Sunday, February 15, 2009

it seems, he's not the guy...

i don't know what was our status. i treated as i'm someone without any commitments of such. i went on with my life as a singlehood, even though my heart didnt seem so. i pinned on to the day of reunion, and glad how things are slowly turning out as what i expected it to be. i thought it was brilliant.

i never told anyone how and what i plan. i had a goal in mind, and i work my way towards it. i'm like a lone ranger, doing things quietly. i don't like explaining what i intend to do, nor explain anything happened after that. apparently, not all people like it. he was one of them.

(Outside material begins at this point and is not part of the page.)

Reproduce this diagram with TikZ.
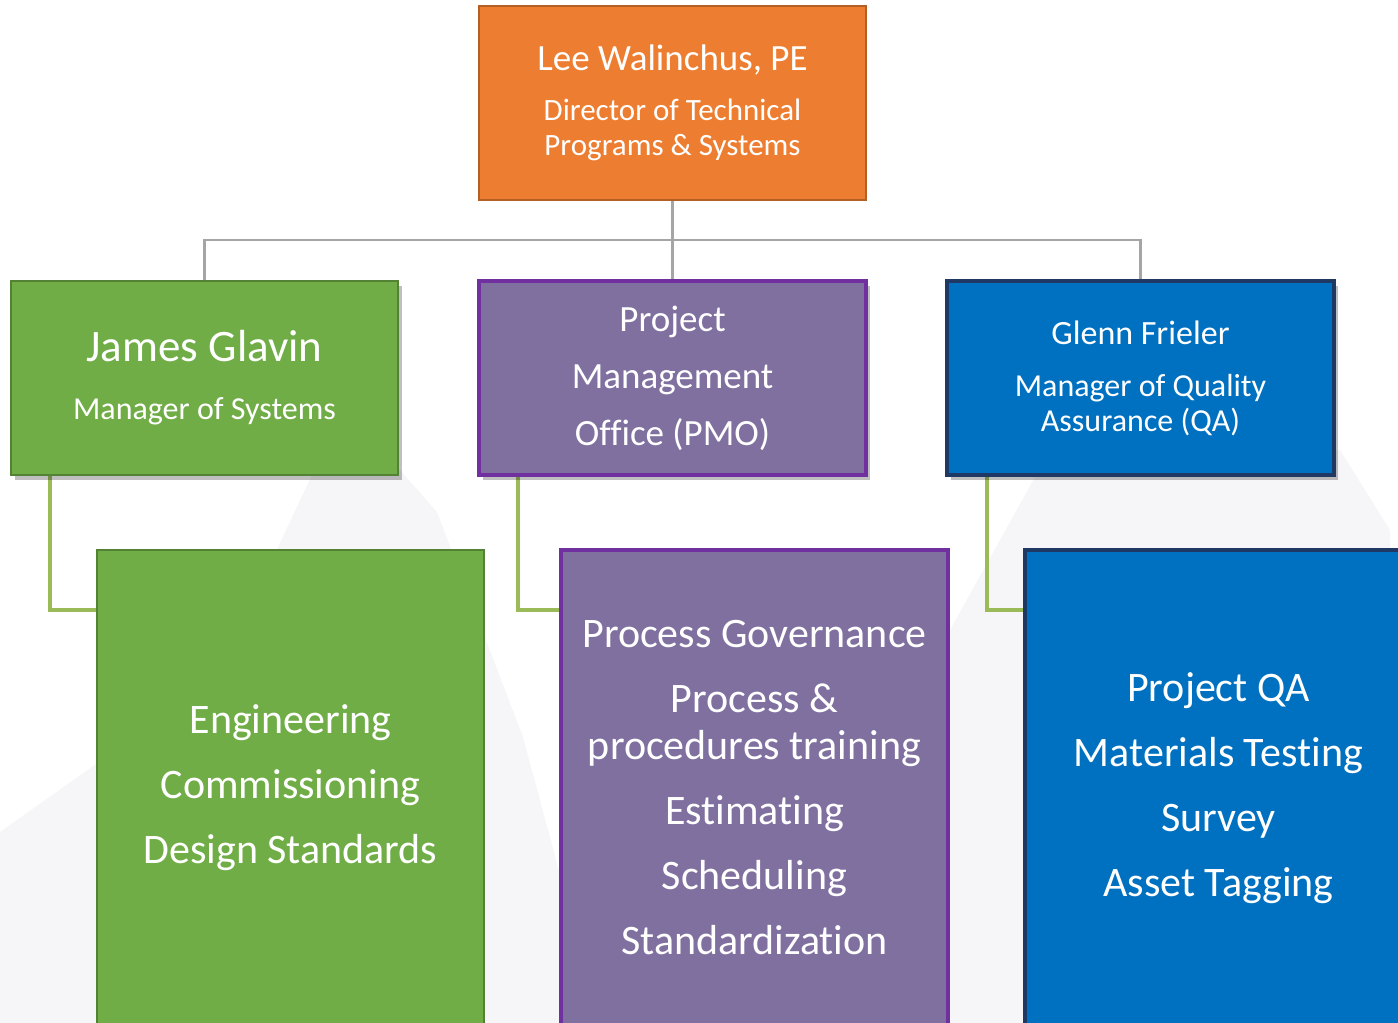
\documentclass[tikz,border=0pt]{standalone}
\usepackage{fontspec}
\setmainfont{Carlito}[Ligatures=NoCommon]
\usepackage{xcolor}
\usetikzlibrary{positioning,shadows,backgrounds}
\definecolor{leadorange}{HTML}{ED7D31}
\definecolor{leadorangedark}{HTML}{B45F23}
\definecolor{sysgreen}{HTML}{70AD47}
\definecolor{sysgreendark}{HTML}{548235}
\definecolor{pmopurple}{HTML}{8070A0}
\definecolor{pmopurpledark}{HTML}{7030A0}
\definecolor{qablue}{HTML}{0070C0}
\definecolor{qabluedark}{HTML}{1F3864}
\definecolor{treegray}{HTML}{A5A5A5}
\definecolor{branchgreen}{HTML}{9BBB59}
\definecolor{backdrop}{HTML}{F6F6F9}

\tikzset{
  box/.style={rectangle, text=white, align=center, inner sep=0pt, outer sep=0pt,
    minimum width=387pt},
  headbox/.style={box, minimum height=194pt},
  jobsbox/.style={box, minimum height=476pt, anchor=north west,
    font=\fontsize{42}{65}\selectfont},
  boxshadow/.style={drop shadow={shadow xshift=4pt, shadow yshift=-5pt, fill=black, opacity=.25}},
  treeline/.style={treegray, line width=2.5pt},
  subline/.style={branchgreen, line width=4pt},
}

\begin{document}
\begin{tikzpicture}[x=1pt,y=-1pt]
  \useasboundingbox (0,0) rectangle (1398,1023);

  % director
  \node[headbox, fill=leadorange, draw=leadorangedark, line width=2pt,
        font=\fontsize{31}{35}\selectfont] (top) at (672.5,103)
    {{\fontsize{37}{44}\selectfont Lee Walinchus, PE}\\[15pt]Director of Technical\\Programs \& Systems};

  % managers
  \node[headbox, boxshadow, fill=pmopurple, draw=pmopurpledark, line width=3.5pt,
        font=\fontsize{37}{57}\selectfont, below=81pt of top] (pmo)
    {Project\\Management\\Office (PMO)};
  \node[headbox, boxshadow, fill=sysgreen, draw=sysgreendark, line width=2.5pt,
        font=\fontsize{32}{38}\selectfont, left=81pt of pmo] (sys)
    {{\fontsize{45}{50}\selectfont James Glavin}\\[20pt]Manager of Systems};
  \node[headbox, boxshadow, fill=qablue, draw=qabluedark, line width=4pt,
        font=\fontsize{32}{35}\selectfont, right=81pt of pmo] (qa)
    {{\fontsize{34}{40}\selectfont Glenn Frieler}\\[17pt]Manager of Quality\\Assurance (QA)};

  % duties
  \node[jobsbox, fill=sysgreen, draw=sysgreendark, line width=2pt] (sysjobs) at (97,550)
    {Engineering\\Commissioning\\Design Standards};
  \node[jobsbox, fill=pmopurple, draw=pmopurpledark, line width=3.5pt] (pmojobs) at (561,550)
    {Process Governance\\Process \&\\[-18pt]procedures training\\Estimating\\Scheduling\\Standardization};
  \node[jobsbox, fill=qablue, draw=qabluedark, line width=4pt] (qajobs) at (1025,550)
    {Project QA\\Materials Testing\\Survey\\Asset Tagging};

  \begin{scope}[on background layer]
    % faint backdrop
    \fill[backdrop] (0,832) -- (216,679) -- (318,462) -- (400,470) -- (437,512)
      -- (523,737) -- (600,1023) -- (0,1023) -- cycle;
    \fill[backdrop] (1050,450) -- (1340,450) -- (1390,530) -- (1398,1023)
      -- (690,1023) -- (950,630) -- cycle;
    % reporting lines
    \coordinate (bus) at (672.5,240);
    \draw[treeline] (top.south) -- (bus);
    \draw[treeline] (sys.north) |- (bus) -| (qa.north);
    \draw[treeline] (bus) -- (pmo.north);
    \draw[subline] ([xshift=39pt]sys.south west) |- ([yshift=-60pt]sysjobs.north west);
    \draw[subline] ([xshift=39pt]pmo.south west) |- ([yshift=-60pt]pmojobs.north west);
    \draw[subline] ([xshift=40pt]qa.south west) |- ([yshift=-60pt]qajobs.north west);
  \end{scope}
\end{tikzpicture}
\end{document}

i guess, its times like this which make me realize that it's pointless to drag this on. he made the decision, and it's finally off. that slap was deserving, to both of us. it made me realize that despite how much effort i put in to avoid having to walk my parent's footsteps, i still did. the only consolation was, luckily i'm still not married.

it's creepy. considering i've almost married to someone who didnt respect his partner's privacy, exactly like my father. "lack of trust", you prolly called it. however, was that supposed to be a valid reason to void all respect? perhaps, it did. we've went through this for the 3rd time, and many more times to come? i guess it'll never drill in the fact where privacy, to me, it's strongly sacred.

my heart aches, my eyes' sore. but am i supposed to count my blessings?

i suddenly felt lost, i don't know where i shall be heading. everything's a blur right now, future is just so bleak. nobody i'm pinning to anymore. no reunions to look forward to, no happy-endings.

i guess i brought it all upon myself. too much in control... i controlled the beginnings, the process and the endings. however, then ending was much least expected. all i wanted to do was to protect the ones i love. then again, no one will see it my way.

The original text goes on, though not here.